Paper No. 26
Presentation Time: 8:00 AM-12:00 PM
HOLOCENE CLIMATE VARIABILITY INTERPRETED FROM PEAT DEPOSITS ON NORTHWEST ICELAND
Sedimentology analyses and the degree of peat humification were used to determine Holocene climate variability at two peat outcrops, near Raudkollur and Svínavatn, on northwest Iceland. Five radiocarbon ages collected at the sites and an extrapolated age-depth model show that the sediments at both sites record most of the Holocene (post Saksunarvatn Ash deposition). An increase in mass magnetic susceptibility, decrease in water content, and decrease in organic carbon are present at both sites in the early Holocene. This combination of sedimentology data are interpreted as Preboreal cooling, which is documented throughout the North Atlantic region. The degree of peat humification is interpreted from measurements of the percent absorbance and percent transmission analyzed on a spectrophotometer at 540 nm. Low values of the degree of peat humification are interpreted from high percent transmission and low absorbance from the Raudkollur site during the early Holocene, which indicates wet and/or cool conditions.
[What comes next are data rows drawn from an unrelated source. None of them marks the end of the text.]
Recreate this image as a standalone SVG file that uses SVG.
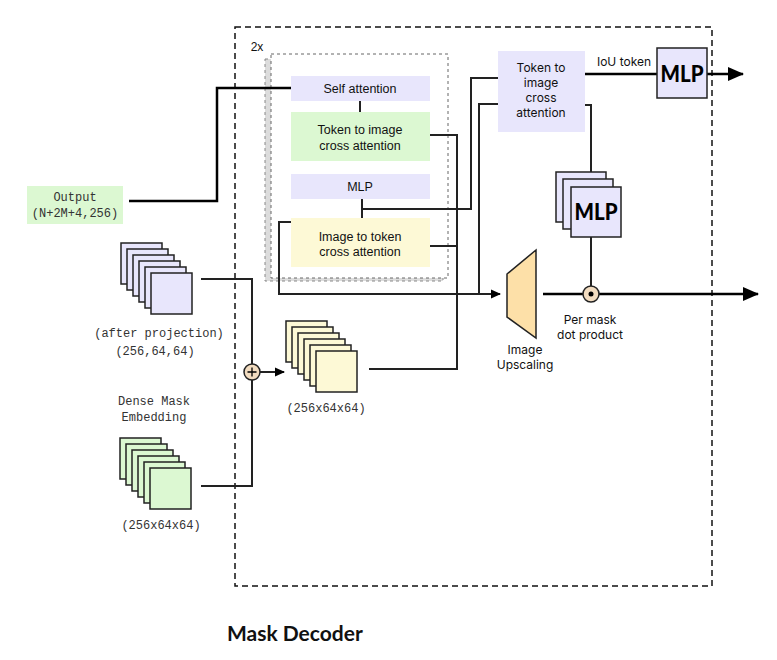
<svg xmlns="http://www.w3.org/2000/svg" width="777" height="660" viewBox="0 0 777 660">
<defs>
<style>
.sans{font-family:"Liberation Sans",Arial,sans-serif;font-size:12.5px;fill:#111;text-anchor:middle}
.inter{font-family:Inter,"Liberation Sans",sans-serif;font-size:12px;fill:#111;text-anchor:middle}
.mono{font-family:"Liberation Mono","Courier New",monospace;font-size:12px;fill:#333;text-anchor:middle}
.big{font-family:Lato,"Noto Sans",sans-serif;font-weight:900;font-size:23px;fill:#000;text-anchor:middle}
.ln{fill:none;stroke:#222;stroke-width:2}
.thk{fill:none;stroke:#000;stroke-width:2.5}
.lav{fill:#e8e6fc}
.grn{fill:#dcf8d2}
.yel{fill:#fdf9d6}
.st{stroke:#222;stroke-width:1.5}
</style>
<marker id="ab" markerUnits="userSpaceOnUse" markerWidth="16" markerHeight="14" refX="15" refY="7" orient="auto"><path d="M0,0 L16,7 L0,14 z" fill="#000"/></marker>
<marker id="as" markerUnits="userSpaceOnUse" markerWidth="10" markerHeight="10" refX="9" refY="5" orient="auto"><path d="M0,0.5 L10,5 L0,9.5 z" fill="#000"/></marker>
</defs>
<rect width="777" height="660" fill="#fff"/>

<g id="decoder-frame">
<rect x="235" y="27" width="477" height="559" fill="none" stroke="#111" stroke-width="1.5" stroke-dasharray="6,4"/>
<text x="257" y="51" class="sans" style="font-size:12px">2x</text>
<rect x="265" y="59" width="178" height="222" fill="#dcdcdc" stroke="#888" stroke-width="1" stroke-dasharray="3,3"/>
<rect x="271" y="54" width="177" height="224" fill="#fff" stroke="#666" stroke-width="1" stroke-dasharray="3,3"/>
</g>

<g id="connectors">
<polyline class="thk" points="129,201 217,201 217,88 291,88"/>
<line class="ln" x1="360" y1="101" x2="360" y2="112"/>
<line class="ln" x1="362" y1="199" x2="362" y2="218"/>
<polyline class="ln" points="362,209 471,209 471,78 498,78"/>
<polyline class="ln" points="369,369 457,369 457,135 430,135"/>
<line class="ln" x1="457" y1="246" x2="430" y2="246"/>
<polyline class="ln" points="291,222 279,222 279,294 500,294" marker-end="url(#as)"/>
<polyline class="ln" points="498,104 479,104 479,294"/>
<line class="thk" x1="585" y1="74" x2="657" y2="74"/>
<line class="thk" x1="707" y1="74" x2="743" y2="74" marker-end="url(#ab)"/>
<polyline class="ln" points="585,105 591,105 591,172"/>
<line class="ln" x1="591" y1="237" x2="591" y2="286"/>
<line class="thk" x1="543" y1="294" x2="758" y2="294" stroke-width="3" marker-end="url(#ab)"/>
<polyline class="ln" points="201,279 252,279 252,364"/>
<polyline class="ln" points="201,486 252,486 252,380"/>
<line class="ln" x1="260" y1="372" x2="284" y2="372" marker-end="url(#as)"/>
</g>

<g id="self-attention">
<rect x="291" y="76" width="139" height="25" class="lav"/>
<text x="360" y="93" class="sans">Self attention</text>
</g>
<g id="token-to-image-1">
<rect x="291" y="112" width="139" height="49" class="grn"/>
<text x="360" y="134" class="sans">Token to image</text>
<text x="360" y="150" class="sans">cross attention</text>
</g>
<g id="mlp-1">
<rect x="291" y="174" width="139" height="25" class="lav"/>
<text x="360" y="191" class="sans">MLP</text>
</g>
<g id="image-to-token">
<rect x="291" y="218" width="139" height="49" class="yel"/>
<text x="360" y="241" class="sans">Image to token</text>
<text x="360" y="256" class="sans">cross attention</text>
</g>

<g id="token-to-image-2">
<rect x="498" y="51" width="87" height="81" class="lav"/>
<text x="541" y="72" class="inter">Token to</text>
<text x="541" y="87" class="inter">image</text>
<text x="541" y="102" class="inter">cross</text>
<text x="541" y="117" class="inter">attention</text>
</g>
<text x="624" y="66" class="inter">IoU token</text>

<g id="iou-mlp">
<rect x="657" y="48" width="50" height="50" class="lav st"/>
<text x="682" y="82" class="big" textLength="43" lengthAdjust="spacingAndGlyphs">MLP</text>
</g>

<g id="mask-mlp">
<rect x="556" y="172" width="50" height="50" class="lav st"/>
<rect x="563" y="179" width="50" height="50" class="lav st"/>
<rect x="571" y="187" width="50" height="50" class="lav st"/>
<text x="596" y="220" class="big" textLength="43" lengthAdjust="spacingAndGlyphs">MLP</text>
</g>

<g id="image-upscaling">
<polygon points="507,274 536,250 536,338 507,317" fill="#fde0a8" stroke="#222" stroke-width="1.5"/>
<text x="525" y="354" class="inter">Image</text>
<text x="525" y="369" class="inter">Upscaling</text>
</g>

<g id="dot-product">
<circle cx="591" cy="294" r="8" fill="#f2dcc0" stroke="#222" stroke-width="1.5"/>
<circle cx="591" cy="294" r="2.5" fill="#000"/>
<text x="590" y="324" class="inter">Per mask</text>
<text x="590" y="339" class="inter">dot product</text>
</g>

<g id="output-tokens">
<rect x="27" y="186" width="96" height="38" class="grn"/>
<text x="75" y="201" class="mono">Output</text>
<text x="75" y="217" class="mono">(N+2M+4,256)</text>
</g>

<g id="image-embedding">
<rect x="121" y="243" width="41" height="41" class="lav st"/>
<rect x="127" y="249" width="41" height="41" class="lav st"/>
<rect x="133" y="255" width="41" height="41" class="lav st"/>
<rect x="139" y="261" width="41" height="41" class="lav st"/>
<rect x="145" y="267" width="41" height="41" class="lav st"/>
<rect x="151" y="273" width="41" height="41" class="lav st"/>
<text x="159" y="337" class="mono">(after projection)</text>
<text x="155" y="355" class="mono">(256,64,64)</text>
</g>

<g id="sum">
<circle cx="252" cy="372" r="8" fill="#f2dcc0" stroke="#222" stroke-width="1.5"/>
<path d="M247.5,372 H256.5 M252,367.5 V376.5" stroke="#000" stroke-width="1.3"/>
</g>

<g id="summed-embedding">
<rect x="286" y="321" width="41" height="41" class="yel st"/>
<rect x="292" y="327" width="41" height="41" class="yel st"/>
<rect x="298" y="333" width="41" height="41" class="yel st"/>
<rect x="304" y="339" width="41" height="41" class="yel st"/>
<rect x="310" y="345" width="41" height="41" class="yel st"/>
<rect x="316" y="351" width="41" height="41" class="yel st"/>
<text x="326" y="412" class="mono">(256x64x64)</text>
</g>

<g id="dense-mask">
<text x="154" y="405" class="mono">Dense Mask</text>
<text x="154" y="421" class="mono">Embedding</text>
<rect x="120" y="438" width="41" height="41" class="grn st"/>
<rect x="126" y="444" width="41" height="41" class="grn st"/>
<rect x="132" y="450" width="41" height="41" class="grn st"/>
<rect x="138" y="456" width="41" height="41" class="grn st"/>
<rect x="144" y="462" width="41" height="41" class="grn st"/>
<rect x="150" y="468" width="41" height="41" class="grn st"/>
<text x="161" y="529" class="mono">(256x64x64)</text>
</g>

<text x="227" y="641" style="font-family:Lato,'Noto Sans',sans-serif;font-weight:bold;font-size:21px;fill:#111">Mask Decoder</text>
</svg>
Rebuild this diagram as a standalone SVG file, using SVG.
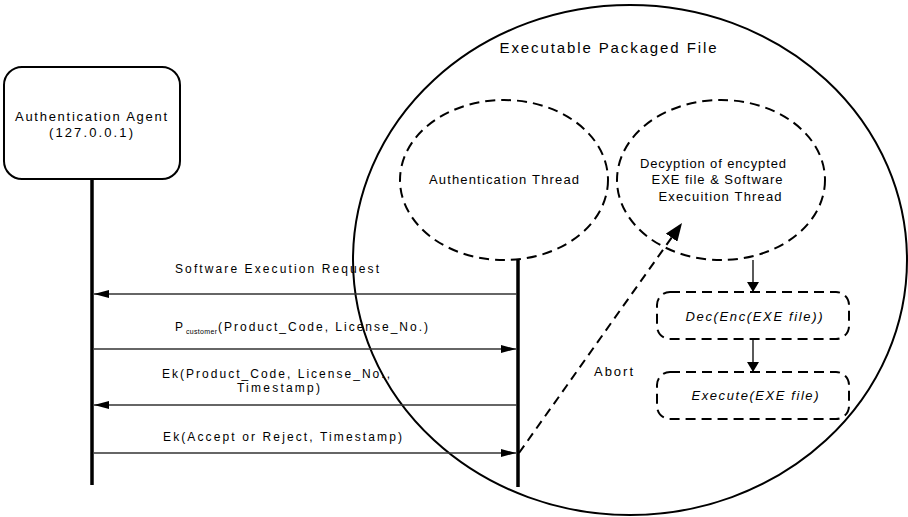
<svg xmlns="http://www.w3.org/2000/svg" width="908" height="517" viewBox="0 0 908 517">
<style>
text{font-family:"Liberation Sans",Arial,sans-serif;fill:#000;}
.t{font-size:13px;}
.lbl{font-size:12px;}
.it{font-size:13px;font-style:italic;}
.solid{fill:none;stroke:#000;stroke-width:2;}
.dash{fill:none;stroke:#000;stroke-width:2;stroke-dasharray:10 6;}
.life{stroke:#000;stroke-width:3.5;}
.msg{stroke:#333;stroke-width:1.3;fill:none;}
</style>
<defs>
<marker id="ah" viewBox="0 0 15 8" refX="15" refY="4" markerWidth="15" markerHeight="8" markerUnits="userSpaceOnUse" orient="auto">
<path d="M0,0 L15,4 L0,8 Z" fill="#000"/>
</marker>
<marker id="ahs" viewBox="0 0 10 12" refX="10" refY="6" markerWidth="10" markerHeight="12" markerUnits="userSpaceOnUse" orient="auto">
<path d="M0,0 L10,6 L0,12 Z" fill="#000"/>
</marker>
<marker id="ahb" viewBox="0 0 18 14" refX="18" refY="7" markerWidth="18" markerHeight="14" markerUnits="userSpaceOnUse" orient="auto">
<path d="M0,0 L18,7 L0,14 Z" fill="#000"/>
</marker>
</defs>

<g id="package">
<ellipse class="solid" cx="630" cy="260" rx="277" ry="255"/>
<text x="608" y="53" font-size="15" text-anchor="middle" textLength="217" lengthAdjust="spacing">Executable Packaged File</text>
</g>

<g id="agent">
<rect x="4" y="67" width="176" height="112" rx="18" ry="18" class="solid"/>
<text class="t" x="91" y="121" text-anchor="middle" textLength="152" lengthAdjust="spacing">Authentication Agent</text>
<text class="t" x="91" y="137" text-anchor="middle" textLength="84" lengthAdjust="spacing">(127.0.0.1)</text>
</g>

<g id="auth-thread">
<ellipse class="dash" cx="504" cy="180" rx="104" ry="80"/>
<text class="t" x="504" y="184" text-anchor="middle" textLength="150" lengthAdjust="spacing">Authentication Thread</text>
</g>

<g id="exec-thread">
<ellipse class="dash" cx="721" cy="180" rx="104" ry="80"/>
<text class="t" x="713" y="168" text-anchor="middle" textLength="146" lengthAdjust="spacing">Decyption of encypted</text>
<text class="t" x="717" y="184" text-anchor="middle" textLength="131" lengthAdjust="spacing">EXE file &amp; Software</text>
<text class="t" x="720" y="201" text-anchor="middle" textLength="123" lengthAdjust="spacing">Execuition Thread</text>
</g>

<g id="dec-box">
<rect class="dash" x="657" y="292" width="192" height="47" rx="13" ry="13"/>
<text class="it" x="754" y="321" text-anchor="middle" textLength="137" lengthAdjust="spacing">Dec(Enc(EXE file))</text>
</g>

<g id="exec-box">
<rect class="dash" x="657" y="372" width="192" height="47" rx="13" ry="13"/>
<text class="it" x="755" y="400" text-anchor="middle" textLength="127" lengthAdjust="spacing">Execute(EXE file)</text>
</g>

<g id="lifelines">
<line class="life" x1="92" y1="179" x2="92" y2="485"/>
<line class="life" x1="518" y1="260" x2="518" y2="487"/>
</g>

<g id="connectors">
<line class="msg" x1="517" y1="294" x2="94" y2="294" marker-end="url(#ah)"/>
<text class="lbl" x="277" y="273" text-anchor="middle" textLength="204" lengthAdjust="spacing">Software Execution Request</text>

<line class="msg" x1="94" y1="349" x2="516" y2="349" marker-end="url(#ah)"/>
<text class="lbl"><tspan x="175" y="331">P</tspan><tspan x="186" y="334" font-size="7" textLength="31" lengthAdjust="spacing">customer</tspan><tspan x="218" y="331" textLength="210" lengthAdjust="spacing">(Product_Code, License_No.)</tspan></text>

<line class="msg" x1="517" y1="405" x2="94" y2="405" marker-end="url(#ah)"/>
<text class="lbl" x="162" y="378" textLength="228" lengthAdjust="spacing">Ek(Product_Code, License_No.,</text>
<text class="lbl" x="237" y="392" textLength="83" lengthAdjust="spacing">Timestamp)</text>

<line class="msg" x1="94" y1="453" x2="516" y2="453" marker-end="url(#ah)"/>
<text class="lbl" x="163" y="441" textLength="239" lengthAdjust="spacing">Ek(Accept or Reject, Timestamp)</text>

<line x1="519" y1="453" x2="682" y2="223" stroke="#000" stroke-width="2" stroke-dasharray="9 6" marker-end="url(#ahb)"/>
<text class="t" x="594" y="376" textLength="39" lengthAdjust="spacing">Abort</text>

<line x1="753" y1="260" x2="753" y2="292" stroke="#000" stroke-width="1.3" marker-end="url(#ahs)"/>
<line x1="753" y1="339" x2="753" y2="372" stroke="#000" stroke-width="1.3" marker-end="url(#ahs)"/>
</g>
</svg>
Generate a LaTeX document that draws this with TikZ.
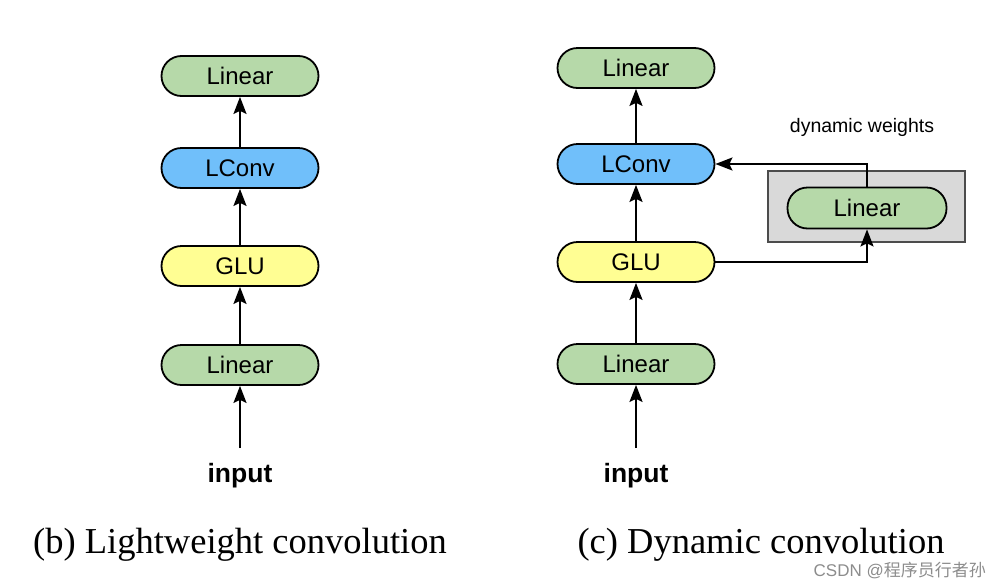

The degree of peat humification correlates well with the sedimentology data. Drier and warmer conditions follow this wet and cool period with continued climatic stability for at least 3500 years. A second period of wet and cool conditions is interpreted from sedimentology records from both sites and a decrease in the degree of peat humification at the Raudkollur site at approximately 5300 ± 100 yr B.P. This is interpreted as the onset of Neoglaciation cooling, which correlates with other terrestrial and marine records from north and northwest Iceland. Measurements of the degree of peat humification at the Svínavatn site are in progress. The peat stratigraphy at both sites includes ash layers. At least five major rhyolitic ash layers are present at the Raudkollur site, and more than seven tephra horizons are present at the Svínavatn site. Geochemical analyses of the ash layers are in progress, but preliminary analysis suggest that at least three layers are Holocene Hekla tephra layers.